### [Exercise prompt]
Leave the pictures out and print every record below exactly as it stands.

++++ Input for this task

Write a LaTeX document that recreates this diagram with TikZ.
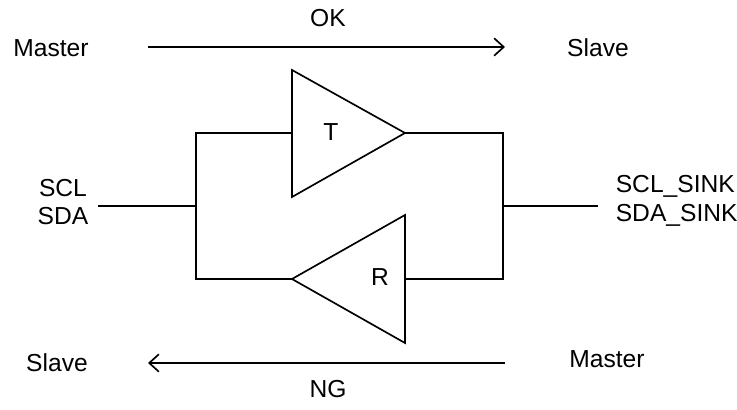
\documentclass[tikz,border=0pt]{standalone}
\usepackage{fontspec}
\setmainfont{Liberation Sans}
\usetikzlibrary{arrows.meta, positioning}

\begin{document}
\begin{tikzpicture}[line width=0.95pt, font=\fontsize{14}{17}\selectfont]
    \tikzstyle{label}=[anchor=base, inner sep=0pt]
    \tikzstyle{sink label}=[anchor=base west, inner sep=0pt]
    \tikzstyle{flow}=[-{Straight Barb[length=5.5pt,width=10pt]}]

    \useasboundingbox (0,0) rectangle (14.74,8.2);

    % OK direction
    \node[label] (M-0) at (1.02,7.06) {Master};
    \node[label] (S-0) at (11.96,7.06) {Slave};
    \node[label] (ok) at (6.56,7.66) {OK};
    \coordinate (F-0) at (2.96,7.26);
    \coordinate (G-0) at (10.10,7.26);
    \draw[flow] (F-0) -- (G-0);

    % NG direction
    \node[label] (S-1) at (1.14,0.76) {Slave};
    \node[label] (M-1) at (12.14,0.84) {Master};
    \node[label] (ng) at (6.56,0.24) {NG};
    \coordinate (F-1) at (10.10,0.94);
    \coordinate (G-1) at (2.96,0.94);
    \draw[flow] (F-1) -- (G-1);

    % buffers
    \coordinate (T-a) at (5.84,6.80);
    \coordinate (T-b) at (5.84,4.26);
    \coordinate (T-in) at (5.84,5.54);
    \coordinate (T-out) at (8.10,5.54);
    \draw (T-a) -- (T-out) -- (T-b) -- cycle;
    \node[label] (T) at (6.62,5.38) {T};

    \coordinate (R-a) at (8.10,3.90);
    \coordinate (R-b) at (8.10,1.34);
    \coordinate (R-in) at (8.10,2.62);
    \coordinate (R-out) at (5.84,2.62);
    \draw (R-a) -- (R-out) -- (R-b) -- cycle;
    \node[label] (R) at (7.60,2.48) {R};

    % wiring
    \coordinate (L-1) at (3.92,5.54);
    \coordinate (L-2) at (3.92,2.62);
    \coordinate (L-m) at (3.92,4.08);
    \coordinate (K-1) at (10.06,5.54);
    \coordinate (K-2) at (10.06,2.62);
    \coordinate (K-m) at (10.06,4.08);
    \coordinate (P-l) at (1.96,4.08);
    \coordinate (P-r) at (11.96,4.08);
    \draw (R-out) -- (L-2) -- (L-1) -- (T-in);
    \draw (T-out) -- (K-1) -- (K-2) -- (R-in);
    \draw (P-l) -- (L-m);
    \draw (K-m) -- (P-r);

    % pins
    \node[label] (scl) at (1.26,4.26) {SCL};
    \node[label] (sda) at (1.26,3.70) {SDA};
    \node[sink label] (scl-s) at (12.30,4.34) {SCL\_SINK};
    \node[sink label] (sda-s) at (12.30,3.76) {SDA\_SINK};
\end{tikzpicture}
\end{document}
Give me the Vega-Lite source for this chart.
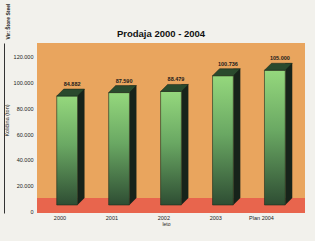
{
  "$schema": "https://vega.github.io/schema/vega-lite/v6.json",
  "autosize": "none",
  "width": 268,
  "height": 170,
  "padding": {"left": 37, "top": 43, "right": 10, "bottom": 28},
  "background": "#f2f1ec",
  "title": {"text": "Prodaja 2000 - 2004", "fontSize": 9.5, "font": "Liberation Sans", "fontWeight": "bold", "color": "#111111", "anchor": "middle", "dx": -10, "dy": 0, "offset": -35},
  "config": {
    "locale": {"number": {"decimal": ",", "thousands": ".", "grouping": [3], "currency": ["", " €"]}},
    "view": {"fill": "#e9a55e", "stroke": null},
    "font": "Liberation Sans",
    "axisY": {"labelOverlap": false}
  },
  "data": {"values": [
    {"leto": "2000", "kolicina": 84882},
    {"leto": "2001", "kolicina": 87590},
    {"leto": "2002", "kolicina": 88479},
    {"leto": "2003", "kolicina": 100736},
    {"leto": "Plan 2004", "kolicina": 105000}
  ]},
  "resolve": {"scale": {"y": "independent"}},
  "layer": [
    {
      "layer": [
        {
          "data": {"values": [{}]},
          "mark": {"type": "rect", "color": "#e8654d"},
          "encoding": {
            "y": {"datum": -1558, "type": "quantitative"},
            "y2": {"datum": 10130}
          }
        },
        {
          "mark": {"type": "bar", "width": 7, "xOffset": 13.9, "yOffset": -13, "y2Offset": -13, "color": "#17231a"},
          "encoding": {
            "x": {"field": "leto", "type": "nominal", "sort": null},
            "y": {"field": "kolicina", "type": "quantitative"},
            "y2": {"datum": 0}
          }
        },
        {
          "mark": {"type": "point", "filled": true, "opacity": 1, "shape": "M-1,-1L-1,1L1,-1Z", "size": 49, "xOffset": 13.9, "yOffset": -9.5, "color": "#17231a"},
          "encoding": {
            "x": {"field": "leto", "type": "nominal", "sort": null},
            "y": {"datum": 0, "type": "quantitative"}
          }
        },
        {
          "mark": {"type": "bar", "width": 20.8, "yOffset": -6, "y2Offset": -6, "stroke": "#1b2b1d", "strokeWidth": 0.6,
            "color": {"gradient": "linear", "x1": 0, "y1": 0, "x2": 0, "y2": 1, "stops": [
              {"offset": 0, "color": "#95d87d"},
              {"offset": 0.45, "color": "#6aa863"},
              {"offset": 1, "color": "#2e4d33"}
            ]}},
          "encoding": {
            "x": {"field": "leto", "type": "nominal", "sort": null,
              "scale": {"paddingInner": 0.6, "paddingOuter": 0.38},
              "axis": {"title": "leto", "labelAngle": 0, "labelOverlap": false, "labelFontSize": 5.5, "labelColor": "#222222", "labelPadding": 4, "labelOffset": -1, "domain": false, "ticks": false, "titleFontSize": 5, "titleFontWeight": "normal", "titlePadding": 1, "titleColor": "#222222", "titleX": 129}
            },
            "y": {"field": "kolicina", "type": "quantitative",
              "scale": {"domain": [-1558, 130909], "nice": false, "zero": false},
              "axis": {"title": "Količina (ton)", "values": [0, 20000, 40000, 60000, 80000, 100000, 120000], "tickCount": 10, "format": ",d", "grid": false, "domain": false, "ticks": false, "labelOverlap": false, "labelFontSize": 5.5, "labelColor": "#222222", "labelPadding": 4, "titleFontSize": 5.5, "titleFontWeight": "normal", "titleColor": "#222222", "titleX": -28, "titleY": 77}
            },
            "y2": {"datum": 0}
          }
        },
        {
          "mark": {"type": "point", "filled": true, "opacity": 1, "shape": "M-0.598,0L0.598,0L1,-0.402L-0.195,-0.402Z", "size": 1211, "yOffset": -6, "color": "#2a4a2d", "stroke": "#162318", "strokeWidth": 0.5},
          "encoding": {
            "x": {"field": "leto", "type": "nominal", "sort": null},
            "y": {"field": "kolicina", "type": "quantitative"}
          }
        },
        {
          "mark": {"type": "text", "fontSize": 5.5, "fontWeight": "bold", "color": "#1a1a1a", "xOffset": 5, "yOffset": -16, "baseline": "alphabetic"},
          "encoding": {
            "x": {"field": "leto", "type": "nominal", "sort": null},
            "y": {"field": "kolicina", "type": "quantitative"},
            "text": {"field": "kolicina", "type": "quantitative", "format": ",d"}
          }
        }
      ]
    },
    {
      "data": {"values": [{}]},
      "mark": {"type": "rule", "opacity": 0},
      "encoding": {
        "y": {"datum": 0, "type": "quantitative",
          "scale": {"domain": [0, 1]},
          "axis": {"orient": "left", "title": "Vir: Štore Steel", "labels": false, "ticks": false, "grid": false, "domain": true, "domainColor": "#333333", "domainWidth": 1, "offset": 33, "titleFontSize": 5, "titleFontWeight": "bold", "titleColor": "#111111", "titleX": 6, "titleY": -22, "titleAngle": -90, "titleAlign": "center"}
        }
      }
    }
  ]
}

++++++++

### [Task output]
Write a LaTeX document that recreates this diagram with TikZ.
\documentclass[tikz,border=0pt]{standalone}
\usepackage{fontspec}
\setmainfont{Liberation Sans}
\usetikzlibrary{arrows.meta, positioning}

\begin{document}
\begin{tikzpicture}[line width=0.95pt, font=\fontsize{14}{17}\selectfont]
    \tikzstyle{label}=[anchor=base, inner sep=0pt]
    \tikzstyle{sink label}=[anchor=base west, inner sep=0pt]
    \tikzstyle{flow}=[-{Straight Barb[length=5.5pt,width=10pt]}]

    \useasboundingbox (0,0) rectangle (14.74,8.2);

    % OK direction
    \node[label] (M-0) at (1.02,7.06) {Master};
    \node[label] (S-0) at (11.96,7.06) {Slave};
    \node[label] (ok) at (6.56,7.66) {OK};
    \coordinate (F-0) at (2.96,7.26);
    \coordinate (G-0) at (10.10,7.26);
    \draw[flow] (F-0) -- (G-0);

    % NG direction
    \node[label] (S-1) at (1.14,0.76) {Slave};
    \node[label] (M-1) at (12.14,0.84) {Master};
    \node[label] (ng) at (6.56,0.24) {NG};
    \coordinate (F-1) at (10.10,0.94);
    \coordinate (G-1) at (2.96,0.94);
    \draw[flow] (F-1) -- (G-1);

    % buffers
    \coordinate (T-a) at (5.84,6.80);
    \coordinate (T-b) at (5.84,4.26);
    \coordinate (T-in) at (5.84,5.54);
    \coordinate (T-out) at (8.10,5.54);
    \draw (T-a) -- (T-out) -- (T-b) -- cycle;
    \node[label] (T) at (6.62,5.38) {T};

    \coordinate (R-a) at (8.10,3.90);
    \coordinate (R-b) at (8.10,1.34);
    \coordinate (R-in) at (8.10,2.62);
    \coordinate (R-out) at (5.84,2.62);
    \draw (R-a) -- (R-out) -- (R-b) -- cycle;
    \node[label] (R) at (7.60,2.48) {R};

    % wiring
    \coordinate (L-1) at (3.92,5.54);
    \coordinate (L-2) at (3.92,2.62);
    \coordinate (L-m) at (3.92,4.08);
    \coordinate (K-1) at (10.06,5.54);
    \coordinate (K-2) at (10.06,2.62);
    \coordinate (K-m) at (10.06,4.08);
    \coordinate (P-l) at (1.96,4.08);
    \coordinate (P-r) at (11.96,4.08);
    \draw (R-out) -- (L-2) -- (L-1) -- (T-in);
    \draw (T-out) -- (K-1) -- (K-2) -- (R-in);
    \draw (P-l) -- (L-m);
    \draw (K-m) -- (P-r);

    % pins
    \node[label] (scl) at (1.26,4.26) {SCL};
    \node[label] (sda) at (1.26,3.70) {SDA};
    \node[sink label] (scl-s) at (12.30,4.34) {SCL\_SINK};
    \node[sink label] (sda-s) at (12.30,3.76) {SDA\_SINK};
\end{tikzpicture}
\end{document}
Give me the Vega-Lite source for this chart.
{
  "$schema": "https://vega.github.io/schema/vega-lite/v6.json",
  "autosize": "none",
  "width": 268,
  "height": 170,
  "padding": {"left": 37, "top": 43, "right": 10, "bottom": 28},
  "background": "#f2f1ec",
  "title": {"text": "Prodaja 2000 - 2004", "fontSize": 9.5, "font": "Liberation Sans", "fontWeight": "bold", "color": "#111111", "anchor": "middle", "dx": -10, "dy": 0, "offset": -35},
  "config": {
    "locale": {"number": {"decimal": ",", "thousands": ".", "grouping": [3], "currency": ["", " €"]}},
    "view": {"fill": "#e9a55e", "stroke": null},
    "font": "Liberation Sans",
    "axisY": {"labelOverlap": false}
  },
  "data": {"values": [
    {"leto": "2000", "kolicina": 84882},
    {"leto": "2001", "kolicina": 87590},
    {"leto": "2002", "kolicina": 88479},
    {"leto": "2003", "kolicina": 100736},
    {"leto": "Plan 2004", "kolicina": 105000}
  ]},
  "resolve": {"scale": {"y": "independent"}},
  "layer": [
    {
      "layer": [
        {
          "data": {"values": [{}]},
          "mark": {"type": "rect", "color": "#e8654d"},
          "encoding": {
            "y": {"datum": -1558, "type": "quantitative"},
            "y2": {"datum": 10130}
          }
        },
        {
          "mark": {"type": "bar", "width": 7, "xOffset": 13.9, "yOffset": -13, "y2Offset": -13, "color": "#17231a"},
          "encoding": {
            "x": {"field": "leto", "type": "nominal", "sort": null},
            "y": {"field": "kolicina", "type": "quantitative"},
            "y2": {"datum": 0}
          }
        },
        {
          "mark": {"type": "point", "filled": true, "opacity": 1, "shape": "M-1,-1L-1,1L1,-1Z", "size": 49, "xOffset": 13.9, "yOffset": -9.5, "color": "#17231a"},
          "encoding": {
            "x": {"field": "leto", "type": "nominal", "sort": null},
            "y": {"datum": 0, "type": "quantitative"}
          }
        },
        {
          "mark": {"type": "bar", "width": 20.8, "yOffset": -6, "y2Offset": -6, "stroke": "#1b2b1d", "strokeWidth": 0.6,
            "color": {"gradient": "linear", "x1": 0, "y1": 0, "x2": 0, "y2": 1, "stops": [
              {"offset": 0, "color": "#95d87d"},
              {"offset": 0.45, "color": "#6aa863"},
              {"offset": 1, "color": "#2e4d33"}
            ]}},
          "encoding": {
            "x": {"field": "leto", "type": "nominal", "sort": null,
              "scale": {"paddingInner": 0.6, "paddingOuter": 0.38},
              "axis": {"title": "leto", "labelAngle": 0, "labelOverlap": false, "labelFontSize": 5.5, "labelColor": "#222222", "labelPadding": 4, "labelOffset": -1, "domain": false, "ticks": false, "titleFontSize": 5, "titleFontWeight": "normal", "titlePadding": 1, "titleColor": "#222222", "titleX": 129}
            },
            "y": {"field": "kolicina", "type": "quantitative",
              "scale": {"domain": [-1558, 130909], "nice": false, "zero": false},
              "axis": {"title": "Količina (ton)", "values": [0, 20000, 40000, 60000, 80000, 100000, 120000], "tickCount": 10, "format": ",d", "grid": false, "domain": false, "ticks": false, "labelOverlap": false, "labelFontSize": 5.5, "labelColor": "#222222", "labelPadding": 4, "titleFontSize": 5.5, "titleFontWeight": "normal", "titleColor": "#222222", "titleX": -28, "titleY": 77}
            },
            "y2": {"datum": 0}
          }
        },
        {
          "mark": {"type": "point", "filled": true, "opacity": 1, "shape": "M-0.598,0L0.598,0L1,-0.402L-0.195,-0.402Z", "size": 1211, "yOffset": -6, "color": "#2a4a2d", "stroke": "#162318", "strokeWidth": 0.5},
          "encoding": {
            "x": {"field": "leto", "type": "nominal", "sort": null},
            "y": {"field": "kolicina", "type": "quantitative"}
          }
        },
        {
          "mark": {"type": "text", "fontSize": 5.5, "fontWeight": "bold", "color": "#1a1a1a", "xOffset": 5, "yOffset": -16, "baseline": "alphabetic"},
          "encoding": {
            "x": {"field": "leto", "type": "nominal", "sort": null},
            "y": {"field": "kolicina", "type": "quantitative"},
            "text": {"field": "kolicina", "type": "quantitative", "format": ",d"}
          }
        }
      ]
    },
    {
      "data": {"values": [{}]},
      "mark": {"type": "rule", "opacity": 0},
      "encoding": {
        "y": {"datum": 0, "type": "quantitative",
          "scale": {"domain": [0, 1]},
          "axis": {"orient": "left", "title": "Vir: Štore Steel", "labels": false, "ticks": false, "grid": false, "domain": true, "domainColor": "#333333", "domainWidth": 1, "offset": 33, "titleFontSize": 5, "titleFontWeight": "bold", "titleColor": "#111111", "titleX": 6, "titleY": -22, "titleAngle": -90, "titleAlign": "center"}
        }
      }
    }
  ]
}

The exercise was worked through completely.